Since d.grad = 1, this adds 1 to both a.grad and b.grad. Now the graph state becomes:

e.grad = 1
c.grad = 1
d.grad = 1
a.grad = -2
b.grad = 3

These are exactly the totals we computed by hand in Lesson 2.3. The graph did not discover a new answer. It reproduced the same path logic from Lesson 2.3, but it did not make us restart from each input separately.

Why node.grad Matters

Each node needs a place to store the total influence that has reached it so far: node.grad.

At the start, every node's gradient is 0, except the output node, which is seeded with 1. Then each backward step adds new contributions into the totals that are already there.

That is why a.grad ends at -2:

first contribution from c: -3
second contribution from d: +1
total stored on the node: -2

This is Lesson 2.3 stored on a node: multiply within each path, add across paths.

A tiny algorithm sketch

Here is the whole idea in compact form:

topo = [a, b, c, d, e]   # any valid topological order
e.grad = 1
 
for node in reversed(topo):
    node._backward()

topo is the graph listed in forward order, inputs first. reversed(topo) walks that list backward, so the loop visits e before c and d, then reaches a and b last.

The line node._backward() means: use this node's local rule, push contributions to its parents, and add those contributions into parent.grad.
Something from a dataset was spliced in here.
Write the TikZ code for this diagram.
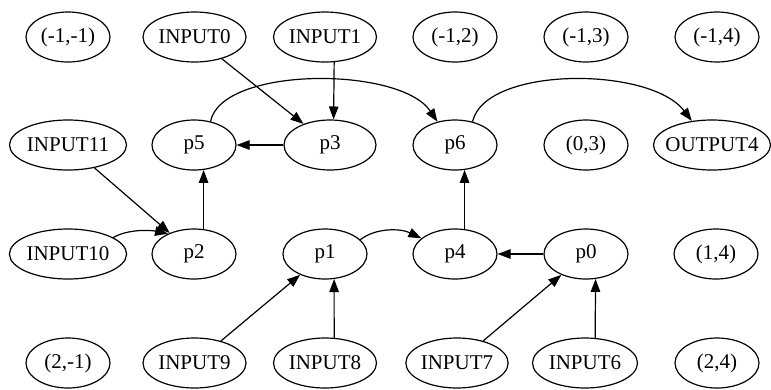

That short loop works because the derivative logic was already broken into local rules.

Tiny checkpoint

Use the same structure with new values:

x = Value(4.0)
y = Value(-1.0)
 
p = x * y
q = x + y
r = p + q

Answer before revealing:

What is the starting gradient?
After processing r, what are p.grad and q.grad?
After processing p, what contributions reach x and y?
After processing q, what are the final values of x.grad and y.grad?

Reveal answers

r.grad = 1.
p.grad = 1, q.grad = 1.
x gets -1, y gets 4.
x.grad = 0, y.grad = 5.

The important check is x.grad = 0.

The multiply branch contributes -1. The add branch contributes +1. The stored total becomes 0.